American Traffic Solutions, the red-light camera company that operates the devices in scores of Florida cities and counties, seized on the decline in deaths, saying the OPPAGA report “affirms that red-light safety cameras reduce fatalities and injuries at Florida intersections where they are deployed.”
But the company also agreed that better data needs to be collected to properly evaluate the effectiveness of the cameras.
The cities and counties split their $56.4 million in fine collections with the red-light camera companies. After examining 36 contracts or local ordinances from 20 jurisdictions, OPPAGA said the camera companies typically receive between $4,250 and $4,750 per month for each camera.

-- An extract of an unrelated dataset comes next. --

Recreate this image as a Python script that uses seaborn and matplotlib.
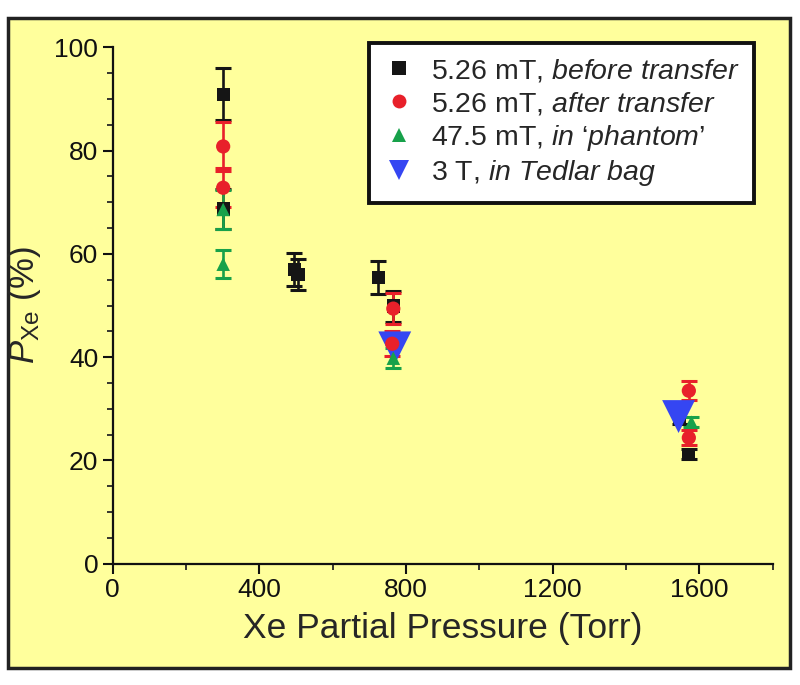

Brandes also highlighted the fact that many local governments did not implement safety countermeasures before installing the cameras. An example of a safety measure is the installation of a sign warning motorists of the approaching light.
The House Transportation and Highway Safety Subcommittee has already passed a bill that would prohibit cities and counties from installing new red-light cameras after July 1 and would sharply limit the amount of revenue that local governments can collect from the devices.
The House bill would reduce the fines from the current $158 per violation to $83.
Additionally, cities and counties — which now receive $75 of the fine for locally enforced cameras — would no longer receive a share of the fines. Instead they would be allowed to levy a “surcharge” that would let them recoup “administrative costs” as well as pay their contractual obligations to the red-light camera companies that operate the systems.
Florida has had a statewide red-light camera law since 2010 when the Legislature passed the Mark Wandall Traffic Safety Act, named after a Manatee County man whose wife fought for years to pass the legislation after her husband was killed when a motorist ran a traffic light.